SUPPLIED DATA:
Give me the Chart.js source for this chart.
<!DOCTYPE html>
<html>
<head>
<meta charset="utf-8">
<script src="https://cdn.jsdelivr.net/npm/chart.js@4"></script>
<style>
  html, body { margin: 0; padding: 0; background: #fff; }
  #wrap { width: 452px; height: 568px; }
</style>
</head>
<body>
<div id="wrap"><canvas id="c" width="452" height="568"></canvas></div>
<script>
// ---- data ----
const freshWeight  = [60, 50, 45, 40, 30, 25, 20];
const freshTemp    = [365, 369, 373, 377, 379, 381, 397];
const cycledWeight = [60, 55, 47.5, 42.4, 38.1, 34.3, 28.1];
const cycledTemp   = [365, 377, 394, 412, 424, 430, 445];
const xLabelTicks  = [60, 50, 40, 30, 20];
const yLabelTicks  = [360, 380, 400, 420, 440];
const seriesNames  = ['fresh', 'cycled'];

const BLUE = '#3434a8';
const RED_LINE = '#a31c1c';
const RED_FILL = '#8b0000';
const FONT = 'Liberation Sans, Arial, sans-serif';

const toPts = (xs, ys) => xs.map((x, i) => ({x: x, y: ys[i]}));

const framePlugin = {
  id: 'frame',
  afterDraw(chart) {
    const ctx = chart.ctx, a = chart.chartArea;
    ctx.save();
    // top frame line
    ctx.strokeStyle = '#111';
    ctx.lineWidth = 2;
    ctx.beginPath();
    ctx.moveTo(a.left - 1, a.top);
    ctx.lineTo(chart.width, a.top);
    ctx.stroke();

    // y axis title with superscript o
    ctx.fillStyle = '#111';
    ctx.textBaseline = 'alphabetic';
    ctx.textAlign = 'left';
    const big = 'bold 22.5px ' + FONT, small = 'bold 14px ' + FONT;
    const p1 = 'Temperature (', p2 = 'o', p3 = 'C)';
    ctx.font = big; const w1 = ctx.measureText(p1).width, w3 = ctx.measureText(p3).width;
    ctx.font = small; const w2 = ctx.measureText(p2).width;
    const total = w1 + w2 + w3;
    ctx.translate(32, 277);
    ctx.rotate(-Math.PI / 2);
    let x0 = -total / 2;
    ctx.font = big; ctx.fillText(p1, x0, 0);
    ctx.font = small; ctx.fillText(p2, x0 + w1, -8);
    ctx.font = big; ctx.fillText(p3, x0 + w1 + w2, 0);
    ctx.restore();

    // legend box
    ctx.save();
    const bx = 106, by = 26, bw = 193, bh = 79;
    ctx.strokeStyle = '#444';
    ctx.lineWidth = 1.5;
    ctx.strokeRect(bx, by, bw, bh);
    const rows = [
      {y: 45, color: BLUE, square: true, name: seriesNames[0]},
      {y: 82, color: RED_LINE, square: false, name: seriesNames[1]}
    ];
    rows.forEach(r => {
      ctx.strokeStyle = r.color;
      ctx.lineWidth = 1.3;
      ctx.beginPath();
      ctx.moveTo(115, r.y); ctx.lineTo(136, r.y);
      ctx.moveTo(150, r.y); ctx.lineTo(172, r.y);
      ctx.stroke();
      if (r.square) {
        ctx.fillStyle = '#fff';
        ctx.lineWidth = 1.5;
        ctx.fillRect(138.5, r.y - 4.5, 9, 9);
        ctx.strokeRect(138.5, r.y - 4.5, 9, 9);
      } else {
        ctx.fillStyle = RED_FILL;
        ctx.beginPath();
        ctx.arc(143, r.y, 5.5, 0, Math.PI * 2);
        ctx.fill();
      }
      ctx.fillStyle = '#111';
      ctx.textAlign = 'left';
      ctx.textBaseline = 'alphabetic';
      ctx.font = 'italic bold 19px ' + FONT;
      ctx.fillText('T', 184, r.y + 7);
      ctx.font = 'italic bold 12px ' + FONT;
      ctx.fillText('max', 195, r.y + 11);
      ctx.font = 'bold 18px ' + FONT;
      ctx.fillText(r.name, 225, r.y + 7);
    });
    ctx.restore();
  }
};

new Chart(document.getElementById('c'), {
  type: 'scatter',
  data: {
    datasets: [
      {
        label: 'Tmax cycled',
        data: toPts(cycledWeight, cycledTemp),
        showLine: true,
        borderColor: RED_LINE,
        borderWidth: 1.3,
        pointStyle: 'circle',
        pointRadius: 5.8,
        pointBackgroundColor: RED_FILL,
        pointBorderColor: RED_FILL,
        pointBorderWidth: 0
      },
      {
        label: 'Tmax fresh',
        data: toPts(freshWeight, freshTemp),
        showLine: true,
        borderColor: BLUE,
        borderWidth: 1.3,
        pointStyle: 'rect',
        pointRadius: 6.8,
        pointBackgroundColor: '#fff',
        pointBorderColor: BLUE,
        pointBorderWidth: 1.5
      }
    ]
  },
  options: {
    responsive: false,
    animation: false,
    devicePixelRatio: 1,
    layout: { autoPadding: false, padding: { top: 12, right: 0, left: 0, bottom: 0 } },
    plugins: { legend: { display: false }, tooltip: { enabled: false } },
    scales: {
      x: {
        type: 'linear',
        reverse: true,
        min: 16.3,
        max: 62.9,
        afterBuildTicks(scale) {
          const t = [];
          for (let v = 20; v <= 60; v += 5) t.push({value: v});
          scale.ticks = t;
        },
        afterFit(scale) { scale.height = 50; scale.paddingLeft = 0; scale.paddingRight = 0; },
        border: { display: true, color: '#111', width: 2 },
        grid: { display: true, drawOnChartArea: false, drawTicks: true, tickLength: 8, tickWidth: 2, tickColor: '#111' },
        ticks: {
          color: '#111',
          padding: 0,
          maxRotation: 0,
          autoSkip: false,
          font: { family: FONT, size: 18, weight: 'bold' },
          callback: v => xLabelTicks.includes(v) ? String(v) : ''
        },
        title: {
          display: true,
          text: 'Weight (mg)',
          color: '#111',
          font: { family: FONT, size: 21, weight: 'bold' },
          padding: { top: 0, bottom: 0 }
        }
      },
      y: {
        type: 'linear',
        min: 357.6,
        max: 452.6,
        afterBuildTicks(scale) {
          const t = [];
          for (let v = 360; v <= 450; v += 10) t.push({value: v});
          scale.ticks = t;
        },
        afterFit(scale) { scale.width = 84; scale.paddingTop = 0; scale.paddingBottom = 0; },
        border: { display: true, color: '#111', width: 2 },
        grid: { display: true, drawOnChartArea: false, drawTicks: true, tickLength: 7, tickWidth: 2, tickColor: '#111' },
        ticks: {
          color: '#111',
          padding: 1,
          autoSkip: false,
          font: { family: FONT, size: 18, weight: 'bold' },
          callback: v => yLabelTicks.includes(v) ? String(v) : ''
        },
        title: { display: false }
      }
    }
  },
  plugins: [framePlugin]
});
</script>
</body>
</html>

PROBLEM DESCRIPTION:
Write out the whole listing exactly.

ANSWER BELOW:
Give me the Chart.js source for this chart.
<!DOCTYPE html>
<html>
<head>
<meta charset="utf-8">
<script src="https://cdn.jsdelivr.net/npm/chart.js@4"></script>
<style>
  html, body { margin: 0; padding: 0; background: #fff; }
  #wrap { width: 452px; height: 568px; }
</style>
</head>
<body>
<div id="wrap"><canvas id="c" width="452" height="568"></canvas></div>
<script>
// ---- data ----
const freshWeight  = [60, 50, 45, 40, 30, 25, 20];
const freshTemp    = [365, 369, 373, 377, 379, 381, 397];
const cycledWeight = [60, 55, 47.5, 42.4, 38.1, 34.3, 28.1];
const cycledTemp   = [365, 377, 394, 412, 424, 430, 445];
const xLabelTicks  = [60, 50, 40, 30, 20];
const yLabelTicks  = [360, 380, 400, 420, 440];
const seriesNames  = ['fresh', 'cycled'];

const BLUE = '#3434a8';
const RED_LINE = '#a31c1c';
const RED_FILL = '#8b0000';
const FONT = 'Liberation Sans, Arial, sans-serif';

const toPts = (xs, ys) => xs.map((x, i) => ({x: x, y: ys[i]}));

const framePlugin = {
  id: 'frame',
  afterDraw(chart) {
    const ctx = chart.ctx, a = chart.chartArea;
    ctx.save();
    // top frame line
    ctx.strokeStyle = '#111';
    ctx.lineWidth = 2;
    ctx.beginPath();
    ctx.moveTo(a.left - 1, a.top);
    ctx.lineTo(chart.width, a.top);
    ctx.stroke();

    // y axis title with superscript o
    ctx.fillStyle = '#111';
    ctx.textBaseline = 'alphabetic';
    ctx.textAlign = 'left';
    const big = 'bold 22.5px ' + FONT, small = 'bold 14px ' + FONT;
    const p1 = 'Temperature (', p2 = 'o', p3 = 'C)';
    ctx.font = big; const w1 = ctx.measureText(p1).width, w3 = ctx.measureText(p3).width;
    ctx.font = small; const w2 = ctx.measureText(p2).width;
    const total = w1 + w2 + w3;
    ctx.translate(32, 277);
    ctx.rotate(-Math.PI / 2);
    let x0 = -total / 2;
    ctx.font = big; ctx.fillText(p1, x0, 0);
    ctx.font = small; ctx.fillText(p2, x0 + w1, -8);
    ctx.font = big; ctx.fillText(p3, x0 + w1 + w2, 0);
    ctx.restore();

    // legend box
    ctx.save();
    const bx = 106, by = 26, bw = 193, bh = 79;
    ctx.strokeStyle = '#444';
    ctx.lineWidth = 1.5;
    ctx.strokeRect(bx, by, bw, bh);
    const rows = [
      {y: 45, color: BLUE, square: true, name: seriesNames[0]},
      {y: 82, color: RED_LINE, square: false, name: seriesNames[1]}
    ];
    rows.forEach(r => {
      ctx.strokeStyle = r.color;
      ctx.lineWidth = 1.3;
      ctx.beginPath();
      ctx.moveTo(115, r.y); ctx.lineTo(136, r.y);
      ctx.moveTo(150, r.y); ctx.lineTo(172, r.y);
      ctx.stroke();
      if (r.square) {
        ctx.fillStyle = '#fff';
        ctx.lineWidth = 1.5;
        ctx.fillRect(138.5, r.y - 4.5, 9, 9);
        ctx.strokeRect(138.5, r.y - 4.5, 9, 9);
      } else {
        ctx.fillStyle = RED_FILL;
        ctx.beginPath();
        ctx.arc(143, r.y, 5.5, 0, Math.PI * 2);
        ctx.fill();
      }
      ctx.fillStyle = '#111';
      ctx.textAlign = 'left';
      ctx.textBaseline = 'alphabetic';
      ctx.font = 'italic bold 19px ' + FONT;
      ctx.fillText('T', 184, r.y + 7);
      ctx.font = 'italic bold 12px ' + FONT;
      ctx.fillText('max', 195, r.y + 11);
      ctx.font = 'bold 18px ' + FONT;
      ctx.fillText(r.name, 225, r.y + 7);
    });
    ctx.restore();
  }
};

new Chart(document.getElementById('c'), {
  type: 'scatter',
  data: {
    datasets: [
      {
        label: 'Tmax cycled',
        data: toPts(cycledWeight, cycledTemp),
        showLine: true,
        borderColor: RED_LINE,
        borderWidth: 1.3,
        pointStyle: 'circle',
        pointRadius: 5.8,
        pointBackgroundColor: RED_FILL,
        pointBorderColor: RED_FILL,
        pointBorderWidth: 0
      },
      {
        label: 'Tmax fresh',
        data: toPts(freshWeight, freshTemp),
        showLine: true,
        borderColor: BLUE,
        borderWidth: 1.3,
        pointStyle: 'rect',
        pointRadius: 6.8,
        pointBackgroundColor: '#fff',
        pointBorderColor: BLUE,
        pointBorderWidth: 1.5
      }
    ]
  },
  options: {
    responsive: false,
    animation: false,
    devicePixelRatio: 1,
    layout: { autoPadding: false, padding: { top: 12, right: 0, left: 0, bottom: 0 } },
    plugins: { legend: { display: false }, tooltip: { enabled: false } },
    scales: {
      x: {
        type: 'linear',
        reverse: true,
        min: 16.3,
        max: 62.9,
        afterBuildTicks(scale) {
          const t = [];
          for (let v = 20; v <= 60; v += 5) t.push({value: v});
          scale.ticks = t;
        },
        afterFit(scale) { scale.height = 50; scale.paddingLeft = 0; scale.paddingRight = 0; },
        border: { display: true, color: '#111', width: 2 },
        grid: { display: true, drawOnChartArea: false, drawTicks: true, tickLength: 8, tickWidth: 2, tickColor: '#111' },
        ticks: {
          color: '#111',
          padding: 0,
          maxRotation: 0,
          autoSkip: false,
          font: { family: FONT, size: 18, weight: 'bold' },
          callback: v => xLabelTicks.includes(v) ? String(v) : ''
        },
        title: {
          display: true,
          text: 'Weight (mg)',
          color: '#111',
          font: { family: FONT, size: 21, weight: 'bold' },
          padding: { top: 0, bottom: 0 }
        }
      },
      y: {
        type: 'linear',
        min: 357.6,
        max: 452.6,
        afterBuildTicks(scale) {
          const t = [];
          for (let v = 360; v <= 450; v += 10) t.push({value: v});
          scale.ticks = t;
        },
        afterFit(scale) { scale.width = 84; scale.paddingTop = 0; scale.paddingBottom = 0; },
        border: { display: true, color: '#111', width: 2 },
        grid: { display: true, drawOnChartArea: false, drawTicks: true, tickLength: 7, tickWidth: 2, tickColor: '#111' },
        ticks: {
          color: '#111',
          padding: 1,
          autoSkip: false,
          font: { family: FONT, size: 18, weight: 'bold' },
          callback: v => yLabelTicks.includes(v) ? String(v) : ''
        },
        title: { display: false }
      }
    }
  },
  plugins: [framePlugin]
});
</script>
</body>
</html>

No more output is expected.